[Short task]
Begin at the top of the entries below and write out every line through the one containing "linestyle=dot_style, zorder=5)", excluding pictures.

[Dataset entries]
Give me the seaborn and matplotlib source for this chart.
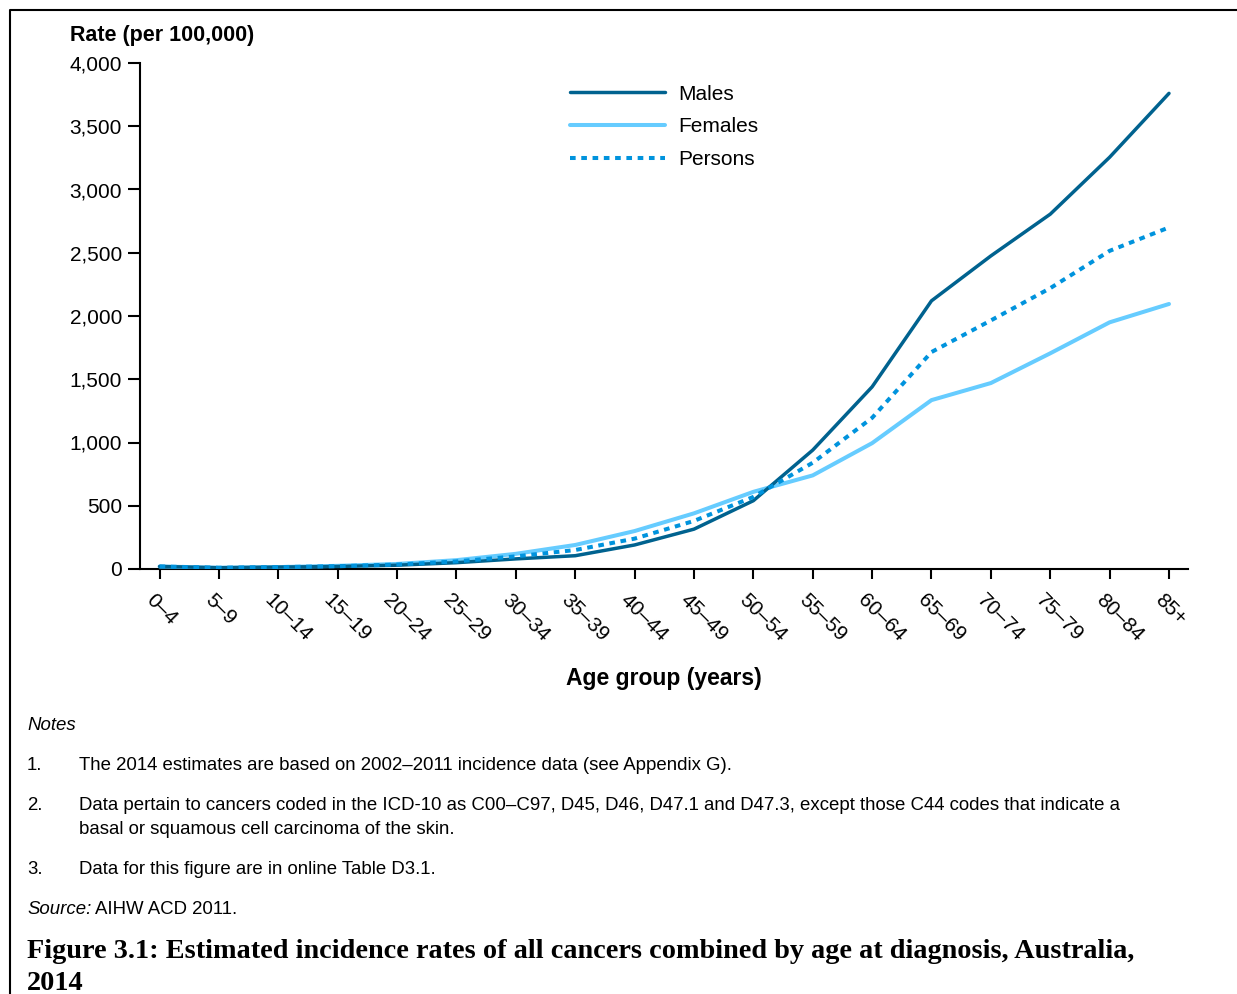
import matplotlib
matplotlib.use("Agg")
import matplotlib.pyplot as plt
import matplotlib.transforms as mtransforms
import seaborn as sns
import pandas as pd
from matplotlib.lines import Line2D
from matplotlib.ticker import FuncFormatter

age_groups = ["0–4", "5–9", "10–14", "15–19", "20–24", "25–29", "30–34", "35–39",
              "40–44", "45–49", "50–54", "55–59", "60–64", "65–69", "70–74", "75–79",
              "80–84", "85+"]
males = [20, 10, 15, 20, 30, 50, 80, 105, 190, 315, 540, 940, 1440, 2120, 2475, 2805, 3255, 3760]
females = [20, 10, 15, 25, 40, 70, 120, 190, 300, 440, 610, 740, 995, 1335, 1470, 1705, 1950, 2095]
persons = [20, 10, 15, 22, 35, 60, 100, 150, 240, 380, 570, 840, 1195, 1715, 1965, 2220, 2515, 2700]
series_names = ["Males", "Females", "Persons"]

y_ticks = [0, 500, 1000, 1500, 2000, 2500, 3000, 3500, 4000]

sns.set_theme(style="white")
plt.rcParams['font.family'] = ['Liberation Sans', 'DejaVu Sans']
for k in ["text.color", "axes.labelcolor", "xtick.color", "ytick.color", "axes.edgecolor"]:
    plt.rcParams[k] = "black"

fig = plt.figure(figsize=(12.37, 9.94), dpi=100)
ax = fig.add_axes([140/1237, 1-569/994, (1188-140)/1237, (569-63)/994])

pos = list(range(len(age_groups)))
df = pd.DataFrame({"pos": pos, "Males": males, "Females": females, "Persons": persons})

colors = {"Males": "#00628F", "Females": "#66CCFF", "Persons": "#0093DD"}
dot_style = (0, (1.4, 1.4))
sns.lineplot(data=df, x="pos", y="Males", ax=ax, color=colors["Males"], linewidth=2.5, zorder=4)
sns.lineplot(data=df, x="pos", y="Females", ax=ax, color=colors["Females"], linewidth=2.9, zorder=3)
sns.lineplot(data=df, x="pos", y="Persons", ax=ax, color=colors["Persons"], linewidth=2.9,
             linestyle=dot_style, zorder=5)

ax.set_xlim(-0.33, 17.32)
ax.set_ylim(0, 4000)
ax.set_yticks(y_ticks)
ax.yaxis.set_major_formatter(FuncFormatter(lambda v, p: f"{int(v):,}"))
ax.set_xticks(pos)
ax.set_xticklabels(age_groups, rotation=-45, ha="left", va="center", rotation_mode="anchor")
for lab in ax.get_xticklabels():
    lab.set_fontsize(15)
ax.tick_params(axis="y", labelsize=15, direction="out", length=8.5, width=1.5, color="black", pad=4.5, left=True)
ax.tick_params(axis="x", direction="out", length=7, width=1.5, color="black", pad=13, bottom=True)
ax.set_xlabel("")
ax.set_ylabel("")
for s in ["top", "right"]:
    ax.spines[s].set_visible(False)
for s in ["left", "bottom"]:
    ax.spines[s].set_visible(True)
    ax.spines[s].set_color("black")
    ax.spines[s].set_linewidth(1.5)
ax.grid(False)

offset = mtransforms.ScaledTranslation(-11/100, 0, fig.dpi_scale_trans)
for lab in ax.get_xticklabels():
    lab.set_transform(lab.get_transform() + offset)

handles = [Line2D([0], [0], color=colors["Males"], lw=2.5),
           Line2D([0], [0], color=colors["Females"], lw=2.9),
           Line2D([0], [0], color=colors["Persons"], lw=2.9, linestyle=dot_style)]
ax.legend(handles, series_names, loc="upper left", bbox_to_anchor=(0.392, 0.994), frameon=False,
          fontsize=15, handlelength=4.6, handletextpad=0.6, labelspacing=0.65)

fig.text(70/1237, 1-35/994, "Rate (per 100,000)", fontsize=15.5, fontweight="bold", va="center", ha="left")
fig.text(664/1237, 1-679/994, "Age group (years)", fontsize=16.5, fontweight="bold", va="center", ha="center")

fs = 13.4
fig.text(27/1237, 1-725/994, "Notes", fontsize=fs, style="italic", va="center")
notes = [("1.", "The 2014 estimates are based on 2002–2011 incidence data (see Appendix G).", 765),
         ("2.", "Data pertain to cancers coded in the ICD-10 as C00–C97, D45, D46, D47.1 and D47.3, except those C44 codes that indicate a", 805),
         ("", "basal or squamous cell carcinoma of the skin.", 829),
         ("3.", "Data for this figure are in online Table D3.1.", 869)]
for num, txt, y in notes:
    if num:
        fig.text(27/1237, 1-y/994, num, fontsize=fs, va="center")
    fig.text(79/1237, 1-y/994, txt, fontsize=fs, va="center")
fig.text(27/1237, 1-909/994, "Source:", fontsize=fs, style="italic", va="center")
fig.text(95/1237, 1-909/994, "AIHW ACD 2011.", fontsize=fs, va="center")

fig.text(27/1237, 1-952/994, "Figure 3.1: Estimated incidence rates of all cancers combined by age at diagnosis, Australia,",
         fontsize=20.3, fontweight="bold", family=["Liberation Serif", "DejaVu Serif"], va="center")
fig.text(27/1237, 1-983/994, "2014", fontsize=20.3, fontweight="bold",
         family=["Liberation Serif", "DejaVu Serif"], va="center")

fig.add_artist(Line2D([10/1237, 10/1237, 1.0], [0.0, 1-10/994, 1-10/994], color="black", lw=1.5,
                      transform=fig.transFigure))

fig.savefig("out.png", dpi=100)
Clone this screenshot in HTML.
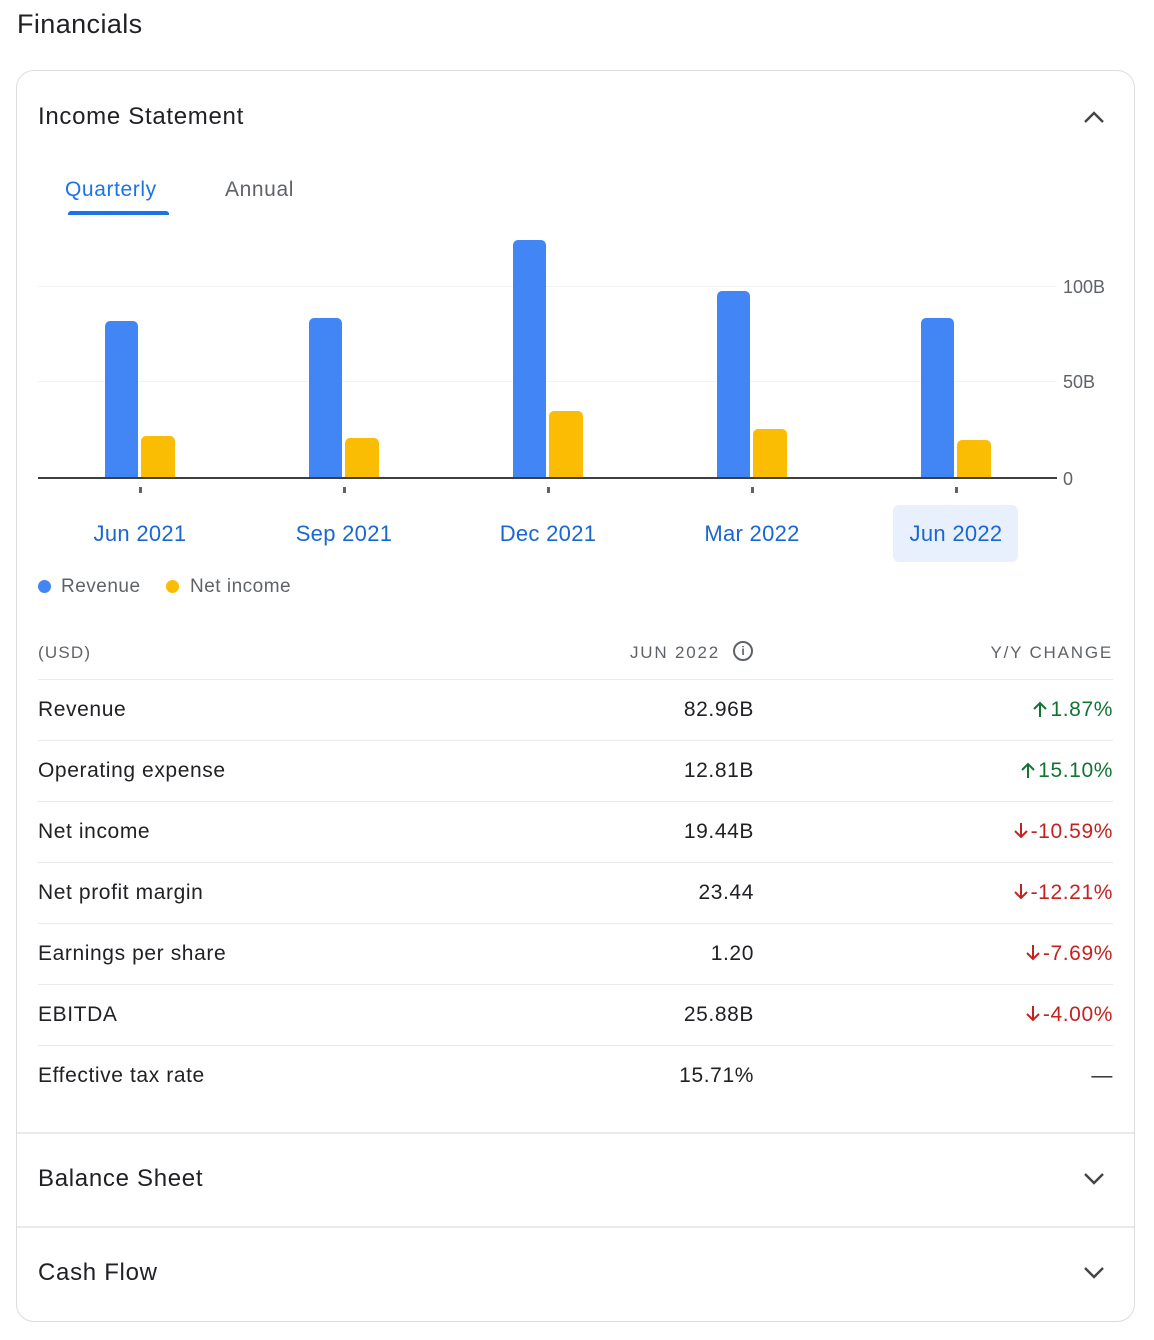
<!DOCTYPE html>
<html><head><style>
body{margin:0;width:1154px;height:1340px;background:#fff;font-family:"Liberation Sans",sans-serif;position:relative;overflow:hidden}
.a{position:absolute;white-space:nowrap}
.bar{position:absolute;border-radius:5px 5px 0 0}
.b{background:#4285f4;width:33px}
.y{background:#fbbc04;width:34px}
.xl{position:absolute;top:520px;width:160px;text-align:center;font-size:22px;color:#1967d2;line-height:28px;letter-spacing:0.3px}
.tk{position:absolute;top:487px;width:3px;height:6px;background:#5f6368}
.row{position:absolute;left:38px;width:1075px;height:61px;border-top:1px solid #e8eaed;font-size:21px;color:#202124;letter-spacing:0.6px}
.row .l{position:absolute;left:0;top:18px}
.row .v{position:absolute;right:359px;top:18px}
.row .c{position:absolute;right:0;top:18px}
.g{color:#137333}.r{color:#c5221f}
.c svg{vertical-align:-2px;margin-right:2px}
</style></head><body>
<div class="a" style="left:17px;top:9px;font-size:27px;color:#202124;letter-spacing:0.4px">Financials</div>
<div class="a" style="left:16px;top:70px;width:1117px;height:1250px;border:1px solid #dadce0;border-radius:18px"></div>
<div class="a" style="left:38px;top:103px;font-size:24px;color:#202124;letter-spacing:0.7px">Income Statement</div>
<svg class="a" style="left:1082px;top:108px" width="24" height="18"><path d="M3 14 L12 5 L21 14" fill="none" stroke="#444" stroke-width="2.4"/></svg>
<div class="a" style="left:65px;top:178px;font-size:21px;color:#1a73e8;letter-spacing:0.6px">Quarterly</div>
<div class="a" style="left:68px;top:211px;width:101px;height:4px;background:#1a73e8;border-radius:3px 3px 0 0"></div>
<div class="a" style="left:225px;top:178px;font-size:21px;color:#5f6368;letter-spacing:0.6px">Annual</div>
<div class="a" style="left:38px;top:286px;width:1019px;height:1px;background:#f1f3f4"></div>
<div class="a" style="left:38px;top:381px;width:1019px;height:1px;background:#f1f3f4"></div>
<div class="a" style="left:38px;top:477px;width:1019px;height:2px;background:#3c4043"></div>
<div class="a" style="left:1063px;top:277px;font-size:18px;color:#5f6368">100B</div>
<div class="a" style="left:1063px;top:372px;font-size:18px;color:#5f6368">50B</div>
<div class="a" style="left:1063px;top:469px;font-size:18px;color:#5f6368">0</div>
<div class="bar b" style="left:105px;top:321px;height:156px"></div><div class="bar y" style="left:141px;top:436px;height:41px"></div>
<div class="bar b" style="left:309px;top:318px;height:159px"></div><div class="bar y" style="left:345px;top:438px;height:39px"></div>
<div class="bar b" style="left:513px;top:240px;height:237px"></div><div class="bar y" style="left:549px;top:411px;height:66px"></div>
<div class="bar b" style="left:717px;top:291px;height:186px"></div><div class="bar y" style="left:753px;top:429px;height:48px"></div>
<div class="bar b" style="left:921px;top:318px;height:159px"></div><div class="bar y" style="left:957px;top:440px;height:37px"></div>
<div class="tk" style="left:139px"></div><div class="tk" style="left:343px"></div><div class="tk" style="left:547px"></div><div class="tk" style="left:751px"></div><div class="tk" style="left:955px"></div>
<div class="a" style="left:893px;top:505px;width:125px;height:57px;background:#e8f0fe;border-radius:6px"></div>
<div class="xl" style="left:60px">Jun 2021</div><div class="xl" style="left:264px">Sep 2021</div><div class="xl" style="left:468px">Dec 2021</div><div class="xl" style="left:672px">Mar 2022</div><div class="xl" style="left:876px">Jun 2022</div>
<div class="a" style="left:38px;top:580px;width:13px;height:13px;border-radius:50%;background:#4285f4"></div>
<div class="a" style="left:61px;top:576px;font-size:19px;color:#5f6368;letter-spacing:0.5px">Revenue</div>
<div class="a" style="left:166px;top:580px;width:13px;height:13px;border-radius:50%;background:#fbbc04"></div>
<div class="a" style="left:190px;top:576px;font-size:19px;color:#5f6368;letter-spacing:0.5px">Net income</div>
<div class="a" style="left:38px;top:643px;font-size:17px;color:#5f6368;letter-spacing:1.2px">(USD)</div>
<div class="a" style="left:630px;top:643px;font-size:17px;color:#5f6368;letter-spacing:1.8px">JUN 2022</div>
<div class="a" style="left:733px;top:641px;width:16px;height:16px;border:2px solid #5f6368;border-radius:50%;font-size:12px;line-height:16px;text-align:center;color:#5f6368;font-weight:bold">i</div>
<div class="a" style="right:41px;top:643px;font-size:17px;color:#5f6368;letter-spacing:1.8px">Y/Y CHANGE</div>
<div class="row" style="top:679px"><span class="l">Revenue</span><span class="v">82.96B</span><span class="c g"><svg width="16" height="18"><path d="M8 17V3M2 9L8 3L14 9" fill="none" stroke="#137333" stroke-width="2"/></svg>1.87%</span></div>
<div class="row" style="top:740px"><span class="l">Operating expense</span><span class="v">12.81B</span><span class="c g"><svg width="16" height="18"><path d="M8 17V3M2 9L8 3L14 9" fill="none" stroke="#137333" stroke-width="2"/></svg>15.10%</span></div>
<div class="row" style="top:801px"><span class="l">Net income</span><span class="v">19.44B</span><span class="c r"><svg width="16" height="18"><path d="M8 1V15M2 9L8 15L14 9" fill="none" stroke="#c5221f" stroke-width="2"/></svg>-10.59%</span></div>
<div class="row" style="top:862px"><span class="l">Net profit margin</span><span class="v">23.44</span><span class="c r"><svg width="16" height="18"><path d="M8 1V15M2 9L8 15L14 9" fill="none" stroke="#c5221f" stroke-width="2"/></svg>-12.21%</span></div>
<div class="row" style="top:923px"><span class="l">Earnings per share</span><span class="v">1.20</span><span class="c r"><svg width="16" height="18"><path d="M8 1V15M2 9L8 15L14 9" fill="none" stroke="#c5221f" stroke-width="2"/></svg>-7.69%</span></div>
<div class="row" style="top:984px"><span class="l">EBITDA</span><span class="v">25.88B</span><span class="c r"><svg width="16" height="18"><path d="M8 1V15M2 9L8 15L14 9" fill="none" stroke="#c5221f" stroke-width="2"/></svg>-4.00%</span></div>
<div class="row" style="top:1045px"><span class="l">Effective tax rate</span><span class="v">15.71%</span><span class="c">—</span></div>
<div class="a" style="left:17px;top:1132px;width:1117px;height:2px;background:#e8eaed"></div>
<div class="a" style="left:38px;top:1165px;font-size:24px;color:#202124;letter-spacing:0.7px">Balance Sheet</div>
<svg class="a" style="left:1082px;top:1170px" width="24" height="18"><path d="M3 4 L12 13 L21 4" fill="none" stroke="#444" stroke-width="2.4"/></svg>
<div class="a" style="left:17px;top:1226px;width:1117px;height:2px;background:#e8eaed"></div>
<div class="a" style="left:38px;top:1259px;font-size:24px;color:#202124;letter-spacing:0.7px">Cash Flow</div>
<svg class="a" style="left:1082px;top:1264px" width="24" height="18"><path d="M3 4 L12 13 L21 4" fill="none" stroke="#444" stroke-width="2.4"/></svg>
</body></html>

[Exercise solution]
Give me the seaborn and matplotlib source for this chart.
import matplotlib
matplotlib.use("Agg")
import matplotlib.pyplot as plt
import matplotlib.transforms as mtransforms
import seaborn as sns
import pandas as pd
from matplotlib.lines import Line2D
from matplotlib.ticker import FuncFormatter

age_groups = ["0–4", "5–9", "10–14", "15–19", "20–24", "25–29", "30–34", "35–39",
              "40–44", "45–49", "50–54", "55–59", "60–64", "65–69", "70–74", "75–79",
              "80–84", "85+"]
males = [20, 10, 15, 20, 30, 50, 80, 105, 190, 315, 540, 940, 1440, 2120, 2475, 2805, 3255, 3760]
females = [20, 10, 15, 25, 40, 70, 120, 190, 300, 440, 610, 740, 995, 1335, 1470, 1705, 1950, 2095]
persons = [20, 10, 15, 22, 35, 60, 100, 150, 240, 380, 570, 840, 1195, 1715, 1965, 2220, 2515, 2700]
series_names = ["Males", "Females", "Persons"]

y_ticks = [0, 500, 1000, 1500, 2000, 2500, 3000, 3500, 4000]

sns.set_theme(style="white")
plt.rcParams['font.family'] = ['Liberation Sans', 'DejaVu Sans']
for k in ["text.color", "axes.labelcolor", "xtick.color", "ytick.color", "axes.edgecolor"]:
    plt.rcParams[k] = "black"

fig = plt.figure(figsize=(12.37, 9.94), dpi=100)
ax = fig.add_axes([140/1237, 1-569/994, (1188-140)/1237, (569-63)/994])

pos = list(range(len(age_groups)))
df = pd.DataFrame({"pos": pos, "Males": males, "Females": females, "Persons": persons})

colors = {"Males": "#00628F", "Females": "#66CCFF", "Persons": "#0093DD"}
dot_style = (0, (1.4, 1.4))
sns.lineplot(data=df, x="pos", y="Males", ax=ax, color=colors["Males"], linewidth=2.5, zorder=4)
sns.lineplot(data=df, x="pos", y="Females", ax=ax, color=colors["Females"], linewidth=2.9, zorder=3)
sns.lineplot(data=df, x="pos", y="Persons", ax=ax, color=colors["Persons"], linewidth=2.9,
             linestyle=dot_style, zorder=5)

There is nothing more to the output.